Dynamic programming on strings

Learn why every dynamic programming strings problem uses the same 2D table structure. Walkthrough Edit Distance derivation and the three pattern families.

10 minutes

Advanced

What you will learn

Why every string DP problem reduces to a 2D table with string positions as axes

How to construct dp[i][j] base cases and recurrence from scratch

A complete Edit Distance derivation with three-operation logic

Which string DP pattern family a problem belongs to and how to tell

You've solved Coin Change. You've built a 1D table for Longest Increasing Subsequence. Then you open Edit Distance and nothing looks familiar. Dynamic programming strings problems throw you into a 2D table with three recurrence options per cell. It feels like a different subject entirely.

It's not. Every string DP problem follows the same underlying structure, and once you see it, the whole category opens up.

⚡TL;DR

All string DP problems build a 2D table where dp[i][j] represents a property of the first i characters of one string and the first j characters of another. LCS, Edit Distance, and pattern matching are variations on the same foundation. Learn the framework once, and you can derive the recurrence for any string DP problem from scratch.

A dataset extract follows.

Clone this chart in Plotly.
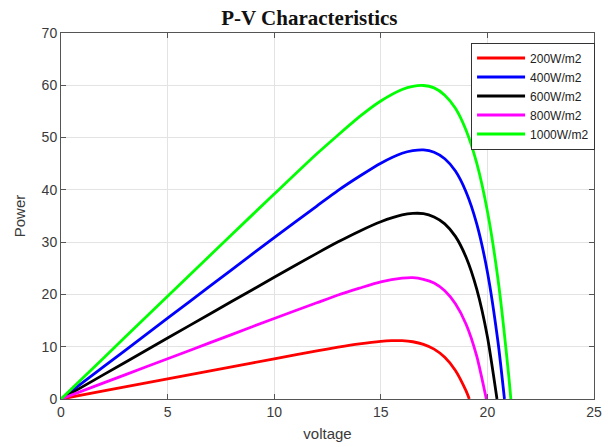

What makes string DP different

Dynamic programming on strings works by building a 2D table where dp[i][j] represents a property of the first i characters of one string and the first j characters of another. Most explanations jump straight to specific problems without saying this directly.

In 1D DP problems like Coin Change or Climbing Stairs, you've got a single variable tracking progress through one dimension. String DP tracks progress through two strings at the same time. That second dimension is what makes the table 2D, and it's why the recurrence feels more complex.

The complexity is spatial, though, not conceptual. You're still asking the same question at every cell: "Given what I know about shorter prefixes, what's the answer for this prefix pair?"

Why does this category feel harder than 1D DP? Visualising a 1D array is natural. Visualising a 2D table where both axes represent growing prefixes of different strings means holding more state in your head. The actual logic at each cell is usually simpler than something like Knapsack. It's the bookkeeping that trips people up.

ℹ️ Info

When you see a DP problem involving two strings (or one string compared against itself), the form is almost always a 2D table with string positions as axes. This is the first identification trigger for the string DP category.

Building the 2D table from scratch

The construction process is the same across every string DP problem. It takes three steps, same order every time.

Start by defining what dp[i][j] means. This is the hardest part. For Longest Common Subsequence, dp[i][j] is the length of the LCS of the first i characters of string A and the first j characters of string B. For Edit Distance, dp[i][j] is the minimum operations to convert the first i characters of A into the first j characters of B. The definition changes per problem, but the shape doesn't.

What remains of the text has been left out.